Stars for a day

American authors bask in the Gallic limelight at the 16th Paris Book Fair

Published March 23, 1996 8:00PM (EST)

PARIS-- Riding in from the wilds of Montana, New Orleans, Tallahassee and the
Hamptons, a posse of American writers, editors and publishers descended on
Paris this weekend for the 16th annual Paris Book Fair. The U.S. is this year's guest country of honor at the Salon du Livre, as the festival is titled, and such literary notables as Thomas McGuane,
Richard Ford, Joseph Heller, Thomas Sanchez, Jayne Anne Phillips, Walter Mosley,
Bob Shacochis and Tobias Wolff flew in to be fussed over and feted by the throng of French fans at the vast Exposition Center here. Philippe
Douste-Blazy, the French minister of culture, awarded a dozen authors and
publishers the medal for the Chevalier des Arts et des Lettres, one of the
government's highest accolades, for their various contributions to literature.
Within the past two years, sales by American authors in France have
jumped by 20 percent, according to industry figures.

But if French appreciation for American authors is running high, this attraction is apparently not mutual. During the same two-year period, sales of
French books in English translation have dropped an equivalent amount. Overall,
only around three percent of all titles published in the U.S. are translated
works.

"Why are we not reading French authors in America?" wondered Bill
Buford, fiction editor of The New Yorker, during a panel discussion that brought together American and French editors and critics. "Are they really not that good?" he inquired provocatively and only half in jest. Buford said he was distressed by
the dominance of English-language authors in world publishing, a situation
that made "foreign writers doubt their existence unless their works were
translated first into English."

A handful of contemporary French authors like Patrick Chamoiseau, Hervé Guibert, Tahar Ben Jelloun and Andrei Makine are starting to attract an
international following, thanks largely to risk-taking independent
publishers. But, for the most part, the U.S. market remains a daunting edifice for overseas authors.
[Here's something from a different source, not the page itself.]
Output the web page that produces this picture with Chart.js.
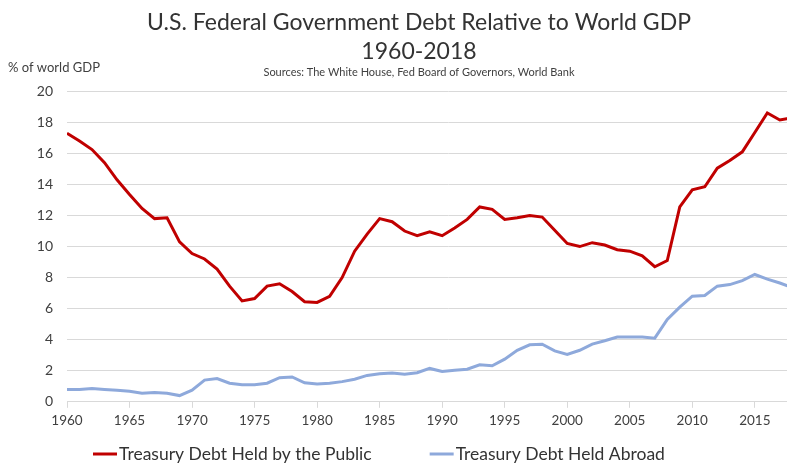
<!DOCTYPE html>
<html>
<head>
<meta charset="utf-8">
<script src="https://cdn.jsdelivr.net/npm/chart.js@4.4.1/dist/chart.umd.min.js"></script>
<style>
  html, body { margin: 0; padding: 0; background: #fff; overflow: hidden; }
  #wrap { width: 787px; height: 463px; overflow: hidden; }
  canvas { display: block; }
</style>
</head>
<body>
<div id="wrap"><canvas id="chart" width="838" height="463"></canvas></div>
<script>
// Years on the horizontal axis
const years = [];
for (let y = 1960; y <= 2018; y++) years.push(y);

// Treasury debt held by the public, % of world GDP
const heldByPublic = [
  17.3, 16.8, 16.25, 15.4, 14.3, 13.35, 12.45, 11.8, 11.85, 10.3,
  9.55, 9.2, 8.55, 7.45, 6.5, 6.65, 7.45, 7.6, 7.1, 6.45,
  6.4, 6.8, 8.0, 9.7, 10.8, 11.8, 11.6, 11.0, 10.7, 10.95,
  10.7, 11.2, 11.75, 12.55, 12.4, 11.75, 11.85, 12.0, 11.9, 11.05,
  10.2, 10.0, 10.25, 10.1, 9.8, 9.7, 9.4, 8.7, 9.1, 12.55,
  13.65, 13.85, 15.05, 15.55, 16.1, 17.35, 18.6, 18.15, 18.3
];

// Treasury debt held abroad, % of world GDP
const heldAbroad = [
  0.8, 0.8, 0.85, 0.8, 0.75, 0.68, 0.55, 0.6, 0.55, 0.4,
  0.75, 1.4, 1.5, 1.2, 1.1, 1.1, 1.2, 1.55, 1.6, 1.22,
  1.15, 1.2, 1.3, 1.45, 1.7, 1.8, 1.85, 1.78, 1.87, 2.15,
  1.95, 2.03, 2.1, 2.38, 2.32, 2.75, 3.32, 3.67, 3.71, 3.28,
  3.05, 3.32, 3.72, 3.93, 4.17, 4.17, 4.17, 4.1, 5.3, 6.1,
  6.8, 6.85, 7.45, 7.55, 7.8, 8.2, 7.9, 7.65, 7.35
];

const seriesNames = ['Treasury Debt Held by the Public', 'Treasury Debt Held Abroad'];
const titleLines = ['U.S. Federal Government Debt Relative to World GDP', '1960-2018'];
const sourceLine = 'Sources: The White House, Fed Board of Governors, World Bank';
const unitLabel = '% of world GDP';

const FONT = 'Lato, "Open Sans", sans-serif';
const toPoints = vals => vals.map((v, i) => ({ x: years[i], y: v }));

// Unit caption above the value axis
const unitCaption = {
  id: 'unitCaption',
  afterDraw(chart) {
    const ctx = chart.ctx;
    ctx.save();
    ctx.font = '13px ' + FONT;
    ctx.fillStyle = '#404040';
    ctx.textAlign = 'left';
    ctx.textBaseline = 'middle';
    ctx.fillText(unitLabel, 8, 68);
    ctx.restore();
  }
};

// One-row legend under the axis: a short line swatch, then the series name
const legendRow = {
  id: 'legendRow',
  afterDraw(chart) {
    const ctx = chart.ctx;
    const y = 454, swatch = 24, gap = 58;
    let x = 93;
    ctx.save();
    ctx.font = '17.5px ' + FONT;
    ctx.textAlign = 'left';
    ctx.textBaseline = 'middle';
    chart.data.datasets.forEach(ds => {
      ctx.strokeStyle = ds.borderColor;
      ctx.lineWidth = 3;
      ctx.beginPath();
      ctx.moveTo(x, y);
      ctx.lineTo(x + swatch, y);
      ctx.stroke();
      ctx.fillStyle = '#333333';
      ctx.fillText(ds.label, x + swatch + 2, y);
      x += swatch + 2 + ctx.measureText(ds.label).width + gap;
    });
    ctx.restore();
  }
};

new Chart(document.getElementById('chart'), {
  type: 'line',
  data: {
    datasets: [
      {
        label: seriesNames[0],
        data: toPoints(heldByPublic),
        borderColor: '#C00000',
        backgroundColor: '#C00000',
        borderWidth: 3,
        pointRadius: 0,
        tension: 0
      },
      {
        label: seriesNames[1],
        data: toPoints(heldAbroad),
        borderColor: '#8EA9DB',
        backgroundColor: '#8EA9DB',
        borderWidth: 3,
        pointRadius: 0,
        tension: 0
      }
    ]
  },
  options: {
    responsive: false,
    animation: false,
    layout: { padding: { left: 0, right: 0, top: 0, bottom: 29 } },
    plugins: {
      title: {
        display: true,
        text: titleLines,
        color: '#333333',
        font: { family: FONT, size: 23, weight: 'normal', lineHeight: 1.22 },
        padding: { top: 9, bottom: 0 }
      },
      subtitle: {
        display: true,
        text: sourceLine,
        color: '#404040',
        font: { family: FONT, size: 11, weight: 'normal', lineHeight: 1.2 },
        padding: { top: 1, bottom: 12 }
      },
      legend: { display: false },
      tooltip: { enabled: false }
    },
    scales: {
      x: {
        type: 'linear',
        min: 1960,
        max: 2021,
        grid: { drawOnChartArea: false, color: '#d9d9d9', tickLength: 6 },
        border: { color: '#d9d9d9' },
        ticks: {
          stepSize: 5,
          includeBounds: false,
          maxRotation: 0,
          color: '#404040',
          font: { family: FONT, size: 13.5 },
          padding: 5,
          callback: v => String(v)
        }
      },
      y: {
        min: 0,
        max: 20,
        grid: { color: '#d9d9d9', drawTicks: false },
        border: { display: false },
        ticks: {
          stepSize: 2,
          color: '#404040',
          font: { family: FONT, size: 14 },
          padding: 14
        },
        afterFit(scale) { scale.width = 67; }
      }
    }
  },
  plugins: [unitCaption, legendRow]
});
</script>
</body>
</html>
Book editor Morgan Entrekin of Grove/Atlantic reminded another panel that getting
a book translated and published is child's play compared to securing wide
distribution. "When I try to persuade the buyer for Barnes & Noble's 5,500
stores that the chain should be stocking the work of a Polish author I've
discovered, he gives me disconcerting looks of incomprehension, then buys 100
copies just to be nice," said Entrekin.

The literary game is not for the fainthearted, other speakers pointed out.
Irish poet Seamus Heaney, 1995 winner of the Nobel Prize for literature
reminded his audience that "literature was not a
grand institution, but a scruffy fighting place."

But for the festival's honored American guests, the scrappy arena of writing and selling their work seemed at least temporarily forgotten. For a day or two, they were the objects of a type of cultural adoration they rarely enjoy in their native country. In the U.S.,
observed Buford, "writers suffer from insecurity at the threat of
being shoved off center stage by Sharon Stone and other celebrities," while in France they
continue to enjoy star treatment.

In choosing to focus on Western and Southern U.S. authors, the Paris book fair
celebrated what the New Yorker editor termed "dirty realism," a spare, conversational style honed by writers like Thomas McGuane and Richard Ford, a style
that is anything but self-consciously literary. "The attraction is that it is so
far afield from what is being written in France and what the French-- and
foreigners in general-- have come to expect of American writing," Buford continued.

"The French seem to get more in touch with new currents in American
literature faster than other European countries," observed McGuane. "From
what the local writers and critics tell me, they feel imprisoned by their own
language; that is what attracts them so much to contemporary American literature
and language."


By Richard Covington

Richard Covington covers cultural subjects and the arts from Paris.